Neuropsychiatric Disorders and Cell Signaling

By: Carolyn Crankshaw, Product Specialist, Sigma® Life Science, Biofiles, Vol. 8, No. 10

Schizophrenia, the most common psychotic disorder, affects ~ 25 million people worldwide and is one of the leading causes of years lived with disability.1 Historically, antipsychotic drug discovery has been serendipitous, resulting in treatment of a subset of symptoms while failing to address other dimensions of the disease such as cognitive deficits.2 Indeed, an understanding of the etiopathology of schizophrenia has proven elusive, despite the financial and societal impact of it and other neuropsychiatric disorders.
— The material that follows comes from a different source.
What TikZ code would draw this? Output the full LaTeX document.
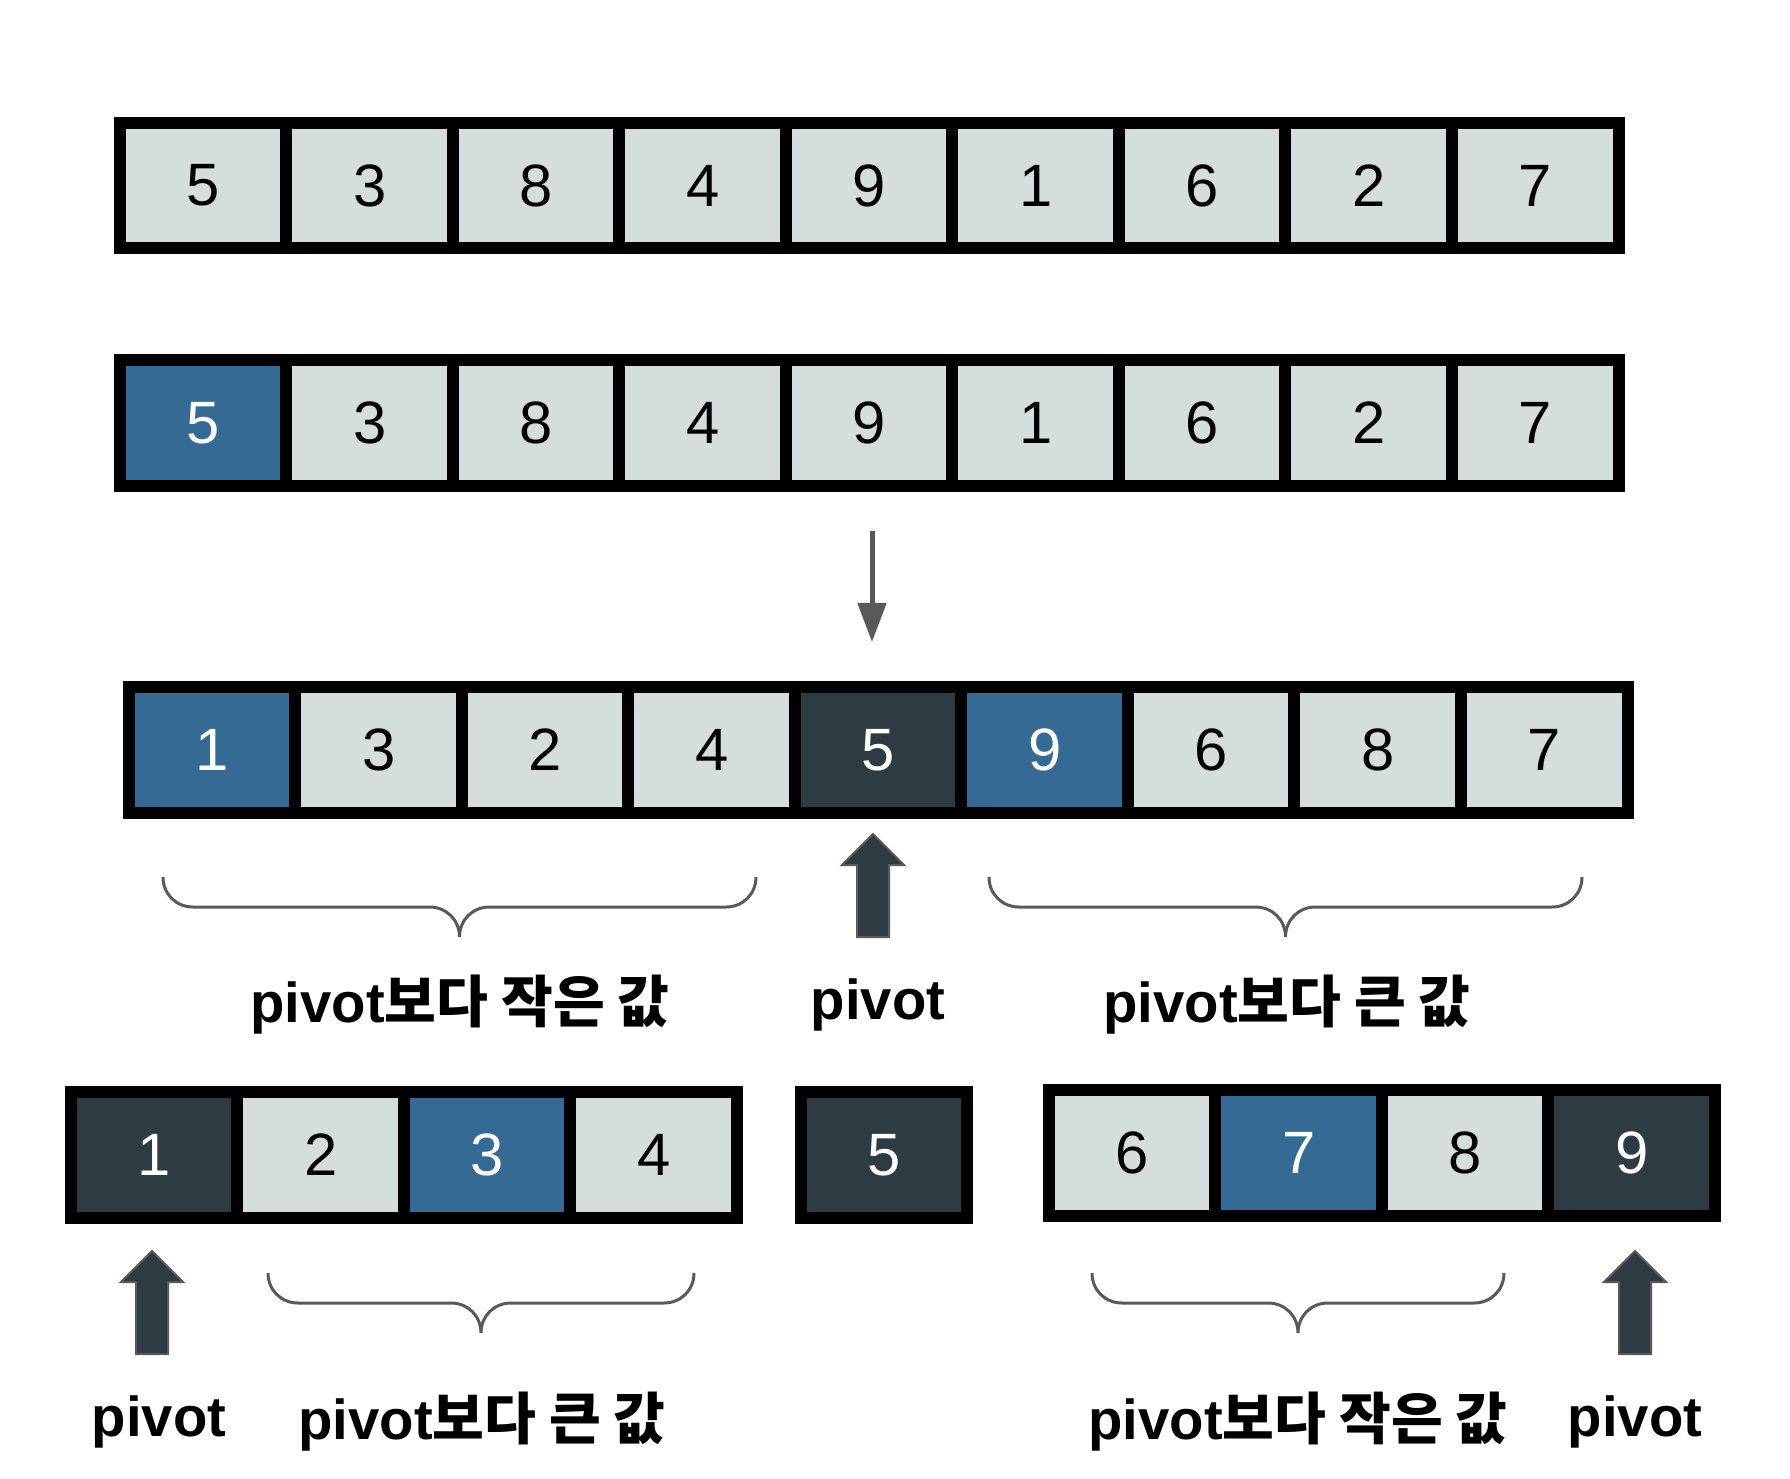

Fortunately, many recent advances in the ability to analyze the molecular basis of biological functions are opening the door to a new understanding of the molecular underpinnings of this intractable disease. Genetic analysis of a large Scottish family with a prevalence of psychiatric diseases revealed a balanced translocation in the disrupted in schizophrenia 1 (DISC1) gene that segregated with major mental disorders, including schizophrenia, bipolar disorder, and major depression.2,3 Subsequent studies of the biological function of DISC1 demonstrated multiple protein binding partners, characterization of which revealed DISC1 to have major regulatory roles in early brain development as well as in synapse formation and maintainance.2

An important advance in understanding the role DISC1 plays in neurodevelopment came with the discovery that DISC1 interacts with glycogen synthase kinase 3 (GSK3). GSK3 functions as a key regulator in several neurodevelopmental processes, and changes in activity have been associated with multiple psychiatric and neurodegenerative diseases, including schizophrenia.4 Knockdown of DISC1 in neural progenitor cells results in premature differentiation, an effect that can be prevented by administration of pharmacological inhibitors of GSK3. Co-expression of a degradation-resistant β-catenin abrogates the effects of DISC1 knockdown both in vitro and in vivo.5 DISC1 interaction with GSK3 therefore modulates Wnt-mediated proliferation, and these interactions as well as expression levels for both DISC1 and GSK3 have been shown to vary in a coordinated way during the course of embryonic development.2,4,5

DISC1 also plays a critical role in synaptic regulation. The post-synaptic compartment of excitatory synapses in the brain resides in dendritic spines, and deficits in dendritic spines as well as in glutamatergic neurotransmission occur in a number of mental illnesses with which DISC1 is genetically associated. DISC1 has been found localized to the synapse in post-mortem human cortex samples, and is enriched in the postsynaptic density fraction resulting from subcellular fractionation. Synaptic pathology is seen in many DISC1 mouse models that display behavioral deficits relevant to neuropsychiatric disorders. On the molecular level, several DISC1 interacting proteins function at the synapse. These include kalirin 7 (KAL7), which is reduced in autopsied brain of patients with schizophrenia, and TRAF-2- and NCK-interacting kinase (TNIK), linked to schizophrenia by genome-wide association studies and shown to function in conjunction with DISC1 to maintain synapse structure.2

Understanding the molecular mechanisms associated with neuropsychiatric disorders such as schizophrenia allows mapping of those pathways to effects on neuronal circuitry, and to behavioral and cognitive processes. Correlation of effects in all three domains sets the stage for a revitalized psychiatric drug discovery approach,6 and will be necessary to bring relief to the millions of people suffering from these debilitating diseases worldwide.

Materials

     

 References

  1. World Health Organization web site.
  2. Brandon, NJ and Sawa, A. Linking neurodevelopmental and synaptic theories of mental illness through DISC1. Nature Rev. Neurosci., 12, 707-722(2011).
  3. Soares, DC, et al. DISC1: Structure, function and therapeutic potential for major mental illness. ACS Chem. Neurosci., 2, 609-632 (2011).
  4. Hur, EM and Zhou, FQ. GSK3 signalling in neural development. Nature Rev. Neurosci., 11, 539-551 (2010).
  5. Mao, Y, et al. Disrupted in Schizophrenia 1 regulates neuronal progenitor proliferation via modulation of GSK3beta/beta-catenin signaling. Cell 136, 1017-1031 (2009).
  6. Sarter, M and Tricklebank, M. Revitalizing psychiatric drug discovery. Nature Rev. Drug Discovery 11, 423-424 (2012).